(...) Nous soussignées, les organisations internationales et régionales, écrivons à l’occasion du 26ème anniversaire de la Conférence de paix de Paris sur le Cambodge, coprésidée par la France et l’Indonésie. La Conférence de Paris a conduit à la signature des Accords de Paix de Paris qui avaient pour objectif de mettre fin au « conflit tragique et sanglant » au Cambodge. Vingt-six ans plus tard, il y a un besoin urgent pour la communauté internationale de prendre des actions décisives et d’assurer que la vision démocratique du Cambodge, définie par les Accords de Paris, ne soit pas totalement abandonnée.
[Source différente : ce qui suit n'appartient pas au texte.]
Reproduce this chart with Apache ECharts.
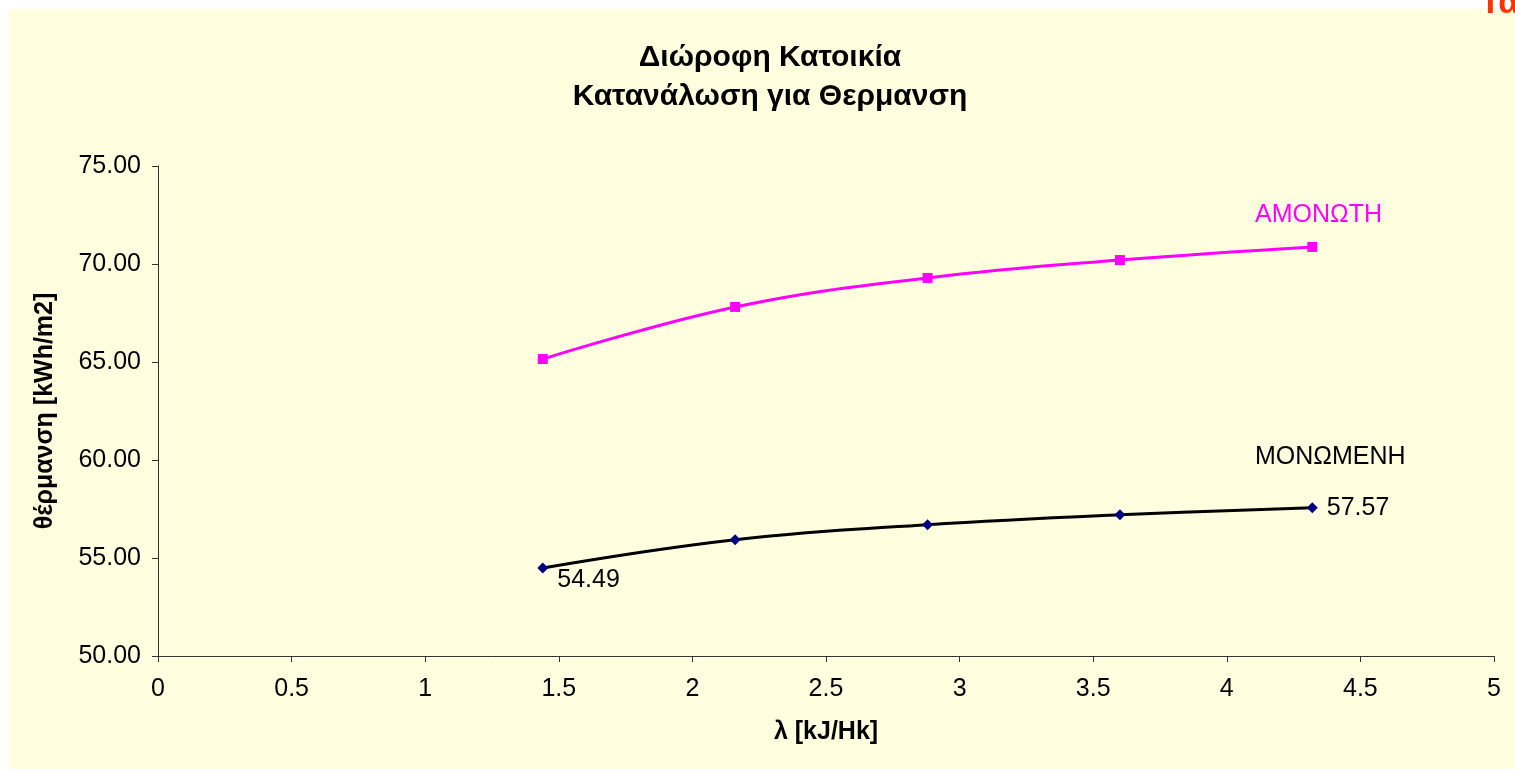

Les Accords de Paix de Paris ont créé des obligations légales claires pour les signataires, y compris l’obligation de consulter les membres de la Conférence de Paris en cas de violation de ces accords.[1] Ces obligations existent encore aujourd’hui malgré les récents propos du Premier Ministre cambodgien Hun Sen comparant les Accords de Paris à un fantôme.[2]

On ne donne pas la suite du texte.